M.’s short review: “Beautiful landscapes interrupted by bashing.”

Bryan White at Cinema Suicide says much the same thing at greater length.

Say It Again: ‘Repressed Memories’ Do Not Exist

Yet another study attacks the theory of “repressed memory,” which has sent real people to real jails for crimes that they supposedly committed against children.

Professor Grant Devilly, from Griffith University’s [Queensland, Australia] Psychological Health research unit, says the memory usually works in the opposite way, with traumatised people reliving experiences they would rather forget.

“It’s the opposite. They wish they couldn’t think about it,” he said.

In a briefing to the US Supreme Court, Professor Richard McNally from Harvard University described the theory of repressed memory as “the most pernicious bit of folklore ever to infect psychology and psychiatry”.

Where do “repressed memories” come from? Therapists help patients to invent them, as described in this 1993 article from American Psychologist.

Here is another article by Prof. Devilly on the “memory wars.”

During the “Satanic abuse” scare of the 1980s, some prominent Pagans were fooled by supposed abuse survivors who came to Pagan gatherings and would spout some nonsense about how “I was abused by ‘witches,’ but now I see that your kind of Witchcraft is not like that.”

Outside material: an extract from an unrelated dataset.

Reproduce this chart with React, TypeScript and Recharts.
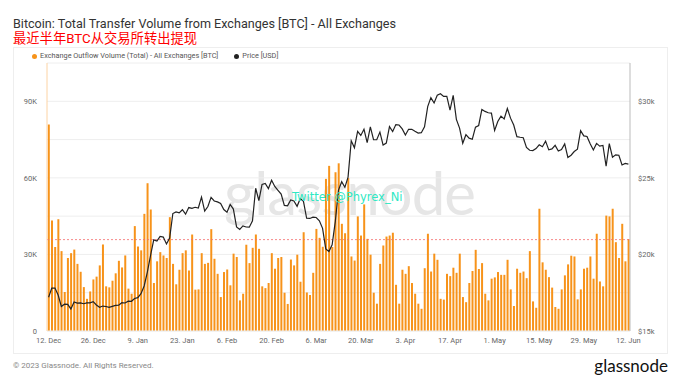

The template for many such fantasies was Lawrence Pazder’s Michelle Remembers, about a little girl in Victoria, B.C., who supposedly spent her childhood as the plaything of a ring of organized and powerful Satanists.

And I will admit that I was blown away by the story when I first read it, such that I did not notice the obvious plot holes.

I say “plot” because it is a work of fiction, dreamed up cooperatively by patient and doctor (who later married) under hypnosis.

These “moral panics” seem to come through on a regular basis, and all you can do is seek the facts and hope that justice does, in fact, move slowly and deliberately and not at lynch-mob speed.